-- What you will do --
Your task is to copy the listing exactly. Drop any pictures from the copy.

— Start —

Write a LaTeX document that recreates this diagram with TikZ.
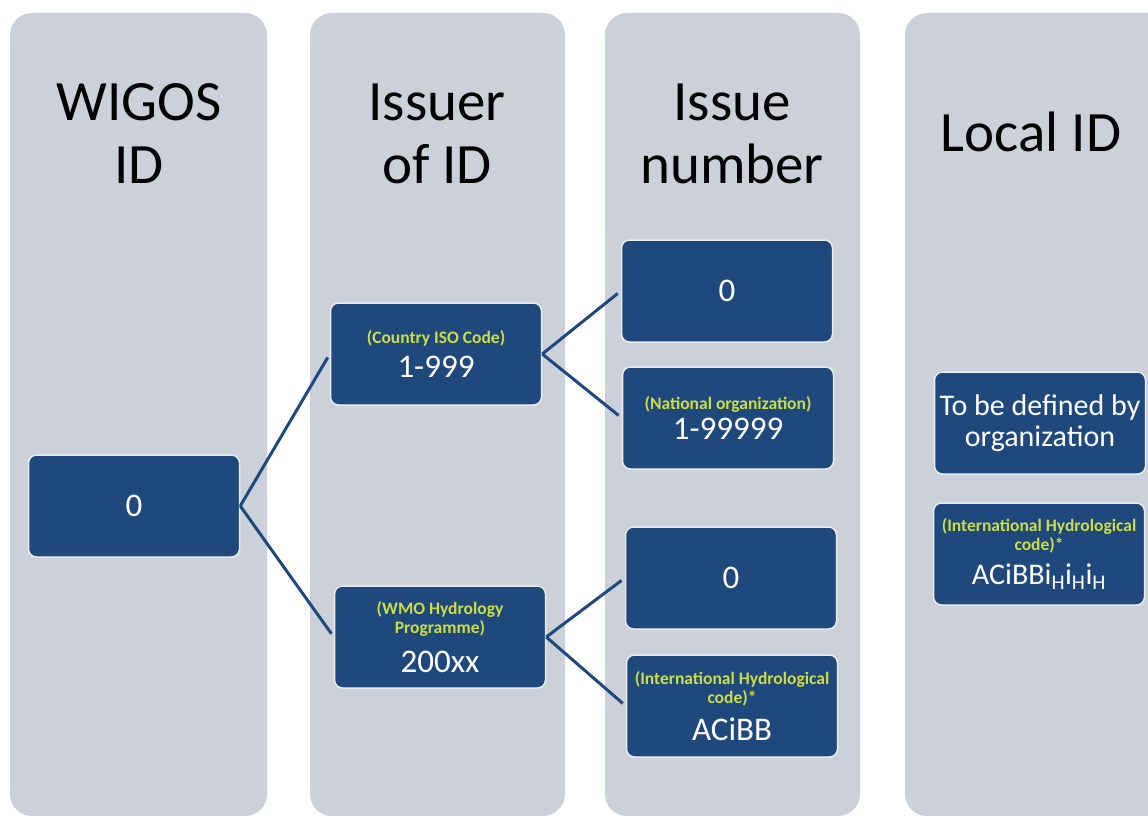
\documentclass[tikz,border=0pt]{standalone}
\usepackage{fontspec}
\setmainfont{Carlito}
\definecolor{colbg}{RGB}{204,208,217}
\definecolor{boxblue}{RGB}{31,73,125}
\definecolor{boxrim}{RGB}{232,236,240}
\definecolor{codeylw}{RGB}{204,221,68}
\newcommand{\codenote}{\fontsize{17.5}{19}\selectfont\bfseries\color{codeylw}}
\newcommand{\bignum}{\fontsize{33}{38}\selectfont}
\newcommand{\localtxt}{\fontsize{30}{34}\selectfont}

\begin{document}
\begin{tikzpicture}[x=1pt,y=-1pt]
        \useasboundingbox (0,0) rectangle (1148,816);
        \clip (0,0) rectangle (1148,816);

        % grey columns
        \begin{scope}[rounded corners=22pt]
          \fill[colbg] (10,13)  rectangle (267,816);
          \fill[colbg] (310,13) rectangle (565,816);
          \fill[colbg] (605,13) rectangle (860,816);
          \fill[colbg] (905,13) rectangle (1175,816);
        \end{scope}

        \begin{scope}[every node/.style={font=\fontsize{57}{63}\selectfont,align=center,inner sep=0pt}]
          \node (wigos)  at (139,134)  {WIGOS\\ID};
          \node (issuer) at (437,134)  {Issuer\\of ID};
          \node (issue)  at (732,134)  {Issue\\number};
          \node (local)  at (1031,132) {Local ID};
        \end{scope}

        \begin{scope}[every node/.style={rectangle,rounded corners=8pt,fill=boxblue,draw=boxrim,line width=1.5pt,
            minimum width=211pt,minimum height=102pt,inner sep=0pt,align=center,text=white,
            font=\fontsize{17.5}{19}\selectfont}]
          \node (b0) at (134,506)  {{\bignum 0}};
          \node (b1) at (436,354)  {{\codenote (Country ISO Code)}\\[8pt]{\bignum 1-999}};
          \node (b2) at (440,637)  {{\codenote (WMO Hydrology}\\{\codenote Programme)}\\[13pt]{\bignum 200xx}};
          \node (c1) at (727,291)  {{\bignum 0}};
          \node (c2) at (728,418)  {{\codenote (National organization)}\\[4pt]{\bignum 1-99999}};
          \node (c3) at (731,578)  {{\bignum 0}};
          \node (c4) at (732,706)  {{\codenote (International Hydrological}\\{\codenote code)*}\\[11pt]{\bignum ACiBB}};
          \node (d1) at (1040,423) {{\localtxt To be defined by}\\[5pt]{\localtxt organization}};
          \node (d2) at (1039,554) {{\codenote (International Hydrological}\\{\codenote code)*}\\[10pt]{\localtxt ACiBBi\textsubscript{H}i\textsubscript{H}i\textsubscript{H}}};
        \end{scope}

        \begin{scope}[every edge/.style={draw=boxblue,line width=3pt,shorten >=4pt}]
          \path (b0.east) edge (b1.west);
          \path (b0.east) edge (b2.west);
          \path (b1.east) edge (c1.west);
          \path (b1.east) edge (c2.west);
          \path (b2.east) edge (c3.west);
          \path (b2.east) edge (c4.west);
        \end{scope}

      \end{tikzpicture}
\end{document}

— End —

-- Answer below --
Write a LaTeX document that recreates this diagram with TikZ.
\documentclass[tikz,border=0pt]{standalone}
\usepackage{fontspec}
\setmainfont{Carlito}
\definecolor{colbg}{RGB}{204,208,217}
\definecolor{boxblue}{RGB}{31,73,125}
\definecolor{boxrim}{RGB}{232,236,240}
\definecolor{codeylw}{RGB}{204,221,68}
\newcommand{\codenote}{\fontsize{17.5}{19}\selectfont\bfseries\color{codeylw}}
\newcommand{\bignum}{\fontsize{33}{38}\selectfont}
\newcommand{\localtxt}{\fontsize{30}{34}\selectfont}

\begin{document}
\begin{tikzpicture}[x=1pt,y=-1pt]
        \useasboundingbox (0,0) rectangle (1148,816);
        \clip (0,0) rectangle (1148,816);

        % grey columns
        \begin{scope}[rounded corners=22pt]
          \fill[colbg] (10,13)  rectangle (267,816);
          \fill[colbg] (310,13) rectangle (565,816);
          \fill[colbg] (605,13) rectangle (860,816);
          \fill[colbg] (905,13) rectangle (1175,816);
        \end{scope}

        \begin{scope}[every node/.style={font=\fontsize{57}{63}\selectfont,align=center,inner sep=0pt}]
          \node (wigos)  at (139,134)  {WIGOS\\ID};
          \node (issuer) at (437,134)  {Issuer\\of ID};
          \node (issue)  at (732,134)  {Issue\\number};
          \node (local)  at (1031,132) {Local ID};
        \end{scope}

        \begin{scope}[every node/.style={rectangle,rounded corners=8pt,fill=boxblue,draw=boxrim,line width=1.5pt,
            minimum width=211pt,minimum height=102pt,inner sep=0pt,align=center,text=white,
            font=\fontsize{17.5}{19}\selectfont}]
          \node (b0) at (134,506)  {{\bignum 0}};
          \node (b1) at (436,354)  {{\codenote (Country ISO Code)}\\[8pt]{\bignum 1-999}};
          \node (b2) at (440,637)  {{\codenote (WMO Hydrology}\\{\codenote Programme)}\\[13pt]{\bignum 200xx}};
          \node (c1) at (727,291)  {{\bignum 0}};
          \node (c2) at (728,418)  {{\codenote (National organization)}\\[4pt]{\bignum 1-99999}};
          \node (c3) at (731,578)  {{\bignum 0}};
          \node (c4) at (732,706)  {{\codenote (International Hydrological}\\{\codenote code)*}\\[11pt]{\bignum ACiBB}};
          \node (d1) at (1040,423) {{\localtxt To be defined by}\\[5pt]{\localtxt organization}};
          \node (d2) at (1039,554) {{\codenote (International Hydrological}\\{\codenote code)*}\\[10pt]{\localtxt ACiBBi\textsubscript{H}i\textsubscript{H}i\textsubscript{H}}};
        \end{scope}

        \begin{scope}[every edge/.style={draw=boxblue,line width=3pt,shorten >=4pt}]
          \path (b0.east) edge (b1.west);
          \path (b0.east) edge (b2.west);
          \path (b1.east) edge (c1.west);
          \path (b1.east) edge (c2.west);
          \path (b2.east) edge (c3.west);
          \path (b2.east) edge (c4.west);
        \end{scope}

      \end{tikzpicture}
\end{document}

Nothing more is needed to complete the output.